• _Direction_
Search the listing below for the string "React" and show each line that contains it.

• _Collected material_

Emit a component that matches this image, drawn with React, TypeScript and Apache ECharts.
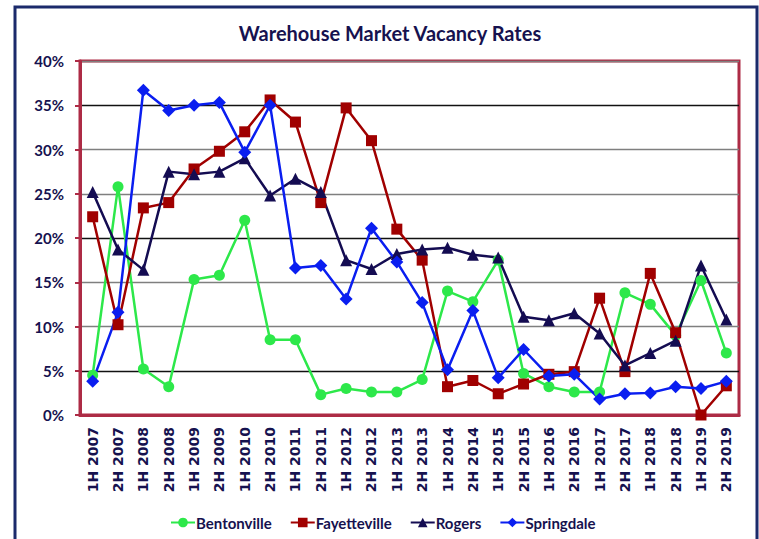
import React, { useEffect, useRef } from "react";
import * as echarts from "echarts";

const categories = [
  "1H 2007", "2H 2007", "1H 2008", "2H 2008", "1H 2009", "2H 2009", "1H 2010", "2H 2010",
  "1H 2011", "2H 2011", "1H 2012", "2H 2012", "1H 2013", "2H 2013", "1H 2014", "2H 2014",
  "1H 2015", "2H 2015", "1H 2016", "2H 2016", "1H 2017", "2H 2017", "1H 2018", "2H 2018",
  "1H 2019", "2H 2019",
];

const bentonville = [4.5, 25.8, 5.2, 3.2, 15.3, 15.8, 22.0, 8.5, 8.5, 2.3, 3.0, 2.6, 2.6, 4.0, 14.0, 12.8, 17.5, 4.7, 3.2, 2.6, 2.6, 13.8, 12.5, 9.0, 15.2, 7.0];
const fayetteville = [22.4, 10.2, 23.4, 24.0, 27.8, 29.8, 32.0, 35.6, 33.1, 24.0, 34.7, 31.0, 21.0, 17.5, 3.2, 3.9, 2.4, 3.5, 4.6, 4.9, 13.2, 4.9, 16.0, 9.3, 0.0, 3.3];
const rogers = [25.2, 18.7, 16.4, 27.5, 27.2, 27.5, 29.0, 24.8, 26.7, 25.2, 17.5, 16.5, 18.2, 18.7, 18.9, 18.1, 17.8, 11.1, 10.7, 11.5, 9.2, 5.6, 7.0, 8.4, 16.9, 10.8];
const springdale = [3.8, 11.6, 36.7, 34.4, 35.0, 35.3, 29.7, 35.0, 16.6, 16.9, 13.1, 21.1, 17.3, 12.7, 5.1, 11.8, 4.2, 7.4, 4.4, 4.6, 1.8, 2.4, 2.5, 3.2, 3.0, 3.8];

const seriesNames = ["Bentonville", "Fayetteville", "Rogers", "Springdale"];

const NAVY = "#16124f";
const MAROON = "#ad2b45";

export default function App() {
  const ref = useRef<HTMLDivElement>(null);
  useEffect(() => {
    if (!ref.current) return;
    const chart = echarts.init(ref.current, null, { renderer: "svg" });
    const mk = (name: string, data: number[], color: string, symbol: string, size: number) => ({
      name,
      type: "line",
      data,
      symbol,
      symbolSize: size,
      itemStyle: { color },
      lineStyle: { color, width: 2.5 },
    });
    chart.setOption({
      animation: false,
      backgroundColor: "#ffffff",
      title: {
        text: "Warehouse Market Vacancy Rates",
        left: 385,
        textAlign: "center",
        top: 18,
        textStyle: { fontFamily: "Lato", fontWeight: "bold", fontSize: 20, color: NAVY },
      },
      graphic: [
        {
          type: "rect",
          shape: { x: 15, y: 7, width: 742, height: 545 },
          style: { fill: "none", stroke: "#1b2a6b", lineWidth: 3 },
          z: 100,
        },
      ],
      legend: {
        data: seriesNames,
        bottom: 4,
        left: 165,
        itemGap: 18,
        itemWidth: 24,
        itemHeight: 12,
        textStyle: { fontFamily: "Lato", fontWeight: "bold", fontSize: 15, color: NAVY, padding: [0, 0, 0, -4] },
      },
      grid: {
        left: 80,
        right: 20,
        top: 61,
        bottom: 124,
        show: true,
        borderColor: MAROON,
        borderWidth: 3,
        backgroundColor: "transparent",
      },
      xAxis: {
        type: "category",
        data: categories,
        boundaryGap: true,
        axisLine: { show: true, lineStyle: { color: MAROON, width: 3 } },
        axisTick: { show: false },
        axisLabel: {
          rotate: 90,
          interval: 0,
          margin: 12,
          fontFamily: "DejaVu Sans",
          fontWeight: "bold",
          fontSize: 14,
          color: NAVY,
        },
      },
      yAxis: {
        type: "value",
        min: 0,
        max: 40,
        interval: 5,
        axisLine: { show: true, lineStyle: { color: MAROON, width: 3 } },
        axisTick: { show: true, length: 5, inside: false, lineStyle: { color: MAROON, width: 2 } },
        axisLabel: {
          formatter: "{value}%",
          margin: 16,
          fontFamily: "Lato",
          fontWeight: "bold",
          fontSize: 15,
          color: NAVY,
        },
        splitLine: {
          show: true,
          lineStyle: { color: ["#7f7f7f", "#111111", "#7f7f7f"], width: 1.3 },
        },
      },
      series: [
        mk("Bentonville", bentonville, "#2de84a", "circle", 11),
        mk("Fayetteville", fayetteville, "#a00000", "rect", 11),
        mk("Rogers", rogers, "#140c52", "triangle", 12),
        mk("Springdale", springdale, "#0a1ef0", "diamond", 13),
      ],
    });
    return () => chart.dispose();
  }, []);
  return (
    <div
      ref={ref}
      style={{ position: "fixed", left: 0, top: 0, width: 759, height: 539 }}
    />
  );
}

• _Finished exercise_
Emit a component that matches this image, drawn with React, TypeScript and Apache ECharts.
import React, { useEffect, useRef } from "react";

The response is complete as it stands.